|A Brush with Love by Rachel Hauck|
Here's the next novella in Zondervan's Year of Weddings series, and it's the first for 2015! In the author’s note, Rachel mentions having more material than a novella could hold. I believe it. Fantastic story! One of my favorite reads this year.
Let's begin with the summary:
Ginger Winters is a gifted hairstylist with scars no one can see. The last thing she expects from the New Year is a new chance at love.
Overcoming a childhood tragedy, Ginger emerges from the pain and trauma with a gift for bringing out the beauty in others. From the top big city salons to traveling the world as personal stylist to a country music sensation, success was almost enough to make Ginger forget she would never be one of the beautiful people. She was always "that girl," forever on the outside looking in. But she needs her confidence this weekend. She’s the acclaimed “beauty-maker” for the Alabama society wedding of the decade.
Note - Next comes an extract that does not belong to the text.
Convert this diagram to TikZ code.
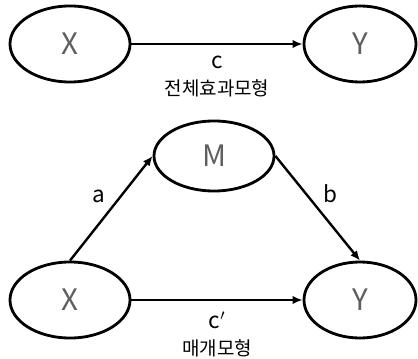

When high-school crush Tom Wells Jr. also returns to town and shows up at her shop looking for a haircut, Ginger’s thinly veiled insecurities threaten to keep her locked away from love. Despite Tom’s best efforts, Ginger can’t forget how he disappeared on her twelve years ago and broke her heart. Can she ever trust him again?
When Tom challenges her to see her own beauty, Ginger must decide if she will remain chained to the past or move freely into a new, exciting future.
And now, my review:
Ginger has solid reasons for believing the lie she believes. She has literal scars and internal ones too. It’s the internal ones she needs to overcome. She wants to feel beautiful. She wants to be accepted.
Enter Tom—a former Marine who is now a pastor. He has always thought her beautiful, scars and all. He’s carried secrets about how they parted all those years ago. I loved his heart, his calling—to pronounce her beautiful. (In this story, beauty represented so much more than superficiality.) He’s also called to help her return to Jesus, leaving his own desires to woo her in the background. I liked how he represented God's heart for us.
Brushes were a symbol in this story. Ginger is renewing her salon with paint, which she brushes on. Plus, she works as a hairstylist and makeup artist to help people look beautiful. Still, she can’t do anything to brush over her own scars—so she wears long sleeves and scarves. I believe that whether readers have literal scars or internal ones, they’ll relate with this heroine and her struggle. Plus this call to believe the truth and leave behind the chains of the past is a profound beckoning. Rachel touches on the shame of our scars and demonstrates we're each called beyond the agreement with that shame into a place of freedom.
I loved that Alisha Powell (of IHOPKC) made an appearance, and I always appreciate Rachel’s unapologetic message of worship—that God delights in us and wants to fascinate us with His love.
Zondervan’s Year of Weddings series of novellas has been great in 2014. I’m thrilled they’re doing it again for 2015.